I hope all of that didn't come off as a rant. This is not a "woes me I'm a vet and my life is so hard so please excuse my bad behaviour". Nope, I'm quite willing to call an @#$# an @#$#. Be it a vet or other health provider. This is just a look at behind the scenes and minds of people who work in this industry. And you are caught up in some of the bad parts of it.

But maybe we can make this better: THE SCRIPTS

Here are some specific, word for word “can't refuse” scripts. You can use them when talking with your vet and their staff. Why am I calling it "can't refuse?" Because if they do refuse after saying these scripts, you know there are trust issues, burnout or ageism as described above. If they agree to help you after saying these phrases, then you will be building bridges to reduce defensiveness, increase willingness to learn new things and will remind them of their mandate for compassion and teamwork. These will help you suss out the underlying motivations or issues here.

Try the following:

Dr. ______, can you help me figure out where my cat’s kidneys are staged according to IRIS (have chart and pamphlet printed out - see this website: ). I am interested in staging his kidneys, so together we can make a plan. Can I book a recheck appointment where we can go over his staging next week?

With this script you have identified that you are a person who actively wants to treat their pet. Many people want to do nothing because they look OK on the outside. You have also established that you are asking for reasonable, evidence based assessments, and that there is mutual respect in terms of valuing each others time. You are also providing education without embarrassing a person who might not have CKD all worked out in their brain. It is a complex illness to deal with and not everyone lives, breathes and drinks CKD. To say no to this script is a red flag - something is wrong with the relationship.

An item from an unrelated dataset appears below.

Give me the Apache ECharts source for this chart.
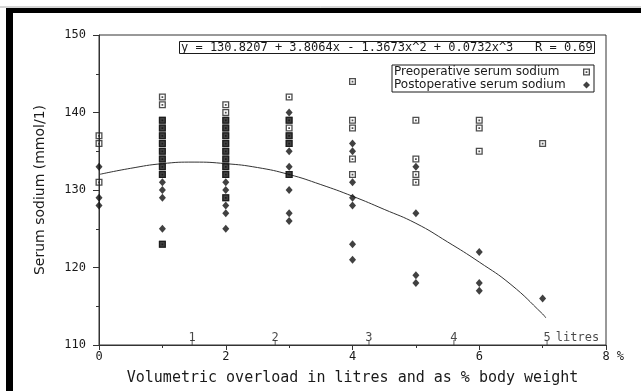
<!DOCTYPE html>
<html>
<head>
<meta charset="utf-8">
<script src="https://cdn.jsdelivr.net/npm/echarts@6/dist/echarts.min.js"></script>
<style>
  html, body { margin: 0; padding: 0; background: #fff; }
  #chart { width: 641px; height: 391px; }
</style>
</head>
<body>
<div id="chart"></div>
<script>
// x positions (% body weight) of the data columns
const colX = [0, 1, 2, 3, 4, 5, 6, 7];
// preoperative serum sodium, per column
const preByCol = [
  [137, 136, 131],
  [142, 141, 139, 138, 137, 136, 135, 134, 133, 132, 123],
  [141, 140, 139, 138, 137, 136, 135, 134, 133, 132, 129],
  [142, 139, 138, 137, 136, 132],
  [144, 139, 138, 134, 132],
  [139, 134, 132, 131],
  [139, 138, 135],
  [136]
];
// postoperative serum sodium, per column
const postByCol = [
  [133, 129, 128],
  [139, 138, 137, 136, 135, 134, 133, 132, 131, 130, 129, 125, 123],
  [139, 138, 137, 136, 135, 134, 133, 132, 131, 130, 129, 128, 127, 125],
  [140, 139, 137, 136, 135, 133, 132, 130, 127, 126],
  [136, 135, 131, 129, 128, 123, 121],
  [133, 127, 119, 118],
  [122, 118, 117],
  [116]
];
// fitted curve
const fitX = [0, 0.5, 1, 1.5, 2, 2.5, 3, 3.5, 4, 4.5, 5, 5.5, 6, 6.5, 7, 7.05];
const fitY = [132.0, 132.8, 133.4, 133.6, 133.4, 132.9, 132.0, 130.7, 129.2, 127.5, 125.7, 123.3, 120.7, 117.8, 114.0, 113.5];
// secondary litre scale, placed on the % axis
const litreAt = [1.47, 2.78, 4.26, 5.6, 7.07];
const litreLabels = ['1', '2', '3', '4', '5'];
const equation = 'y = 130.8207 + 3.8064x - 1.3673x^2 + 0.0732x^3   R = 0.69';

const MONO = '"DejaVu Sans Mono", monospace';
const SANS = '"DejaVu Sans", sans-serif';
const INK = '#1a1a1a';

function flatten(byCol){
  const out = [];
  byCol.forEach((vals, i)=>{ vals.forEach(v=>out.push([colX[i], v])); });
  return out;
}

// where a post marker sits on a pre marker the two print as one filled square
function postPoints(){
  const out = [];
  postByCol.forEach((vals, i)=>{
    vals.forEach(v=>{
      if(preByCol[i].includes(v)) out.push({ value: [colX[i], v], symbol: 'rect', symbolSize: 7 });
      else out.push([colX[i], v]);
    });
  });
  return out;
}

const openSquare = 'path://M0,0H8V8H0Z M1.5,1.5V6.5H6.5V1.5Z M3,3H5V5H3Z';

const chart = echarts.init(document.getElementById('chart'), null, { renderer: 'canvas' });
chart.setOption({
  animation: false,
  backgroundColor: '#fff',
  title: {
    text: equation,
    left: 179, top: 41,
    padding: [1, 2, 0, 2],
    borderColor: INK, borderWidth: 1,
    textStyle: { fontFamily: MONO, fontSize: 12, fontWeight: 'normal', color: INK }
  },
  legend: {
    data: ['Preoperative serum sodium', 'Postoperative serum sodium'],
    orient: 'vertical', align: 'right',
    right: 47, top: 65,
    padding: [1, 4, 1, 2], itemGap: 1,
    itemWidth: 7, itemHeight: 7,
    borderColor: INK, borderWidth: 1,
    formatter: name => '{t|' + name + '}',
    textStyle: {
      fontFamily: SANS, fontSize: 12, color: INK,
      rich: { t: { fontFamily: SANS, fontSize: 12, color: INK, width: 184, align: 'left' } }
    }
  },
  grid: {
    left: 99, right: 35, top: 35, bottom: 40,
    show: true, borderColor: '#333', borderWidth: 1
  },
  xAxis: {
    type: 'value', min: 0, max: 8, interval: 2,
    name: 'Volumetric overload in litres and as % body weight',
    nameLocation: 'middle', nameGap: 26,
    nameTextStyle: { fontFamily: MONO, fontSize: 15, color: INK },
    axisLine: { lineStyle: { color: '#333' } },
    axisTick: { length: 5, lineStyle: { color: '#333' } },
    minorTick: { show: true, splitNumber: 2, length: 3, lineStyle: { color: '#333' } },
    splitLine: { show: false },
    axisLabel: {
      margin: 6, fontFamily: MONO, fontSize: 12, color: INK,
      formatter: v => v === 8 ? '  8 %' : String(v)
    }
  },
  yAxis: {
    type: 'value', min: 110, max: 150, interval: 10,
    name: 'Serum sodium (mmol/1)',
    nameLocation: 'middle', nameGap: 52, nameRotate: 90,
    nameTextStyle: { fontFamily: SANS, fontSize: 14, color: INK },
    axisLine: { show: true, lineStyle: { color: '#333' } },
    axisTick: { show: true, length: 6, lineStyle: { color: '#333' } },
    minorTick: { show: true, splitNumber: 2, length: 3, lineStyle: { color: '#333' } },
    splitLine: { show: false },
    axisLabel: { margin: 13, fontFamily: MONO, fontSize: 12, color: INK }
  },
  graphic: [
    { type: 'rect', shape: { x: 6, y: 8, width: 635, height: 5 }, style: { fill: '#000' } },
    { type: 'rect', shape: { x: 6, y: 8, width: 7, height: 383 }, style: { fill: '#000' } },
    { type: 'line', shape: { x1: 0, y1: 7, x2: 641, y2: 7 }, style: { stroke: '#aaa', lineWidth: 1 } }
  ],
  series: [
    {
      name: 'fit', type: 'line', smooth: true, showSymbol: false,
      data: fitX.map((x, i)=>[x, fitY[i]]),
      lineStyle: { color: '#333', width: 1 }, z: 1
    },
    {
      name: 'Preoperative serum sodium', type: 'scatter',
      symbol: openSquare, symbolSize: 7,
      itemStyle: { color: '#222' },
      data: flatten(preByCol), z: 2
    },
    {
      name: 'Postoperative serum sodium', type: 'scatter',
      symbol: 'diamond', symbolSize: [7, 8],
      itemStyle: { color: '#111' },
      data: postPoints(), z: 3
    },
    {
      name: 'litres', type: 'scatter', clip: false, silent: true,
      symbol: 'rect', symbolSize: [1, 5], symbolOffset: [0, -2.5],
      itemStyle: { color: '#333' },
      label: {
        show: true, position: 'inside', offset: [0, -5],
        fontFamily: MONO, fontSize: 12, color: INK,
        formatter: p => litreLabels[p.dataIndex] || 'litres'
      },
      data: litreAt.map(x=>[x, 110]).concat([{ value: [7.55, 110], symbolSize: 0 }])
    }
  ]
});
</script>
</body>
</html>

Dr.______, I realize she is 15, and I know that even if we try to treat her she might get worse. Even though that might happen, she’s been in my life 15 years, so I owe it to her to try. I understand it might not work. Can we begin with (problem #1), and then talk about “Problem #2” at my next recheck appointment next week?  

By using this script you are identify that you are willing to share responsibility. You are letting them know that you are willing to try, and you wont resort to blame transfer or attacks if things don't work as expected. The treatments for pancreatitis and CKD can be quite similar (and sometimes one caused the other - see this post:, so even if you are addressing one, chances are you will make the other better at the same time.

Hi Girls (I'm not being sexist, the veterinary industry in 90% women), watch this video, this cat really reminds me of ______ (your cats name). Then give them a link ( or show the front staff or reception the “zack versus illness” video:

 Sharing something like Zacks video will let them know where you are coming from at what your values are without having to say a word. And then the nurse with the golden heart will go out of her way to help you - and well established nurses have a lot on sway in a vet clinic]

None of that works? Find out if there is a mobile (large and small animal hospital) in the area. A “salt of the earth” farm vet who is very interested in helping may be more valuable to you than a small animal vet who for some reason isn't.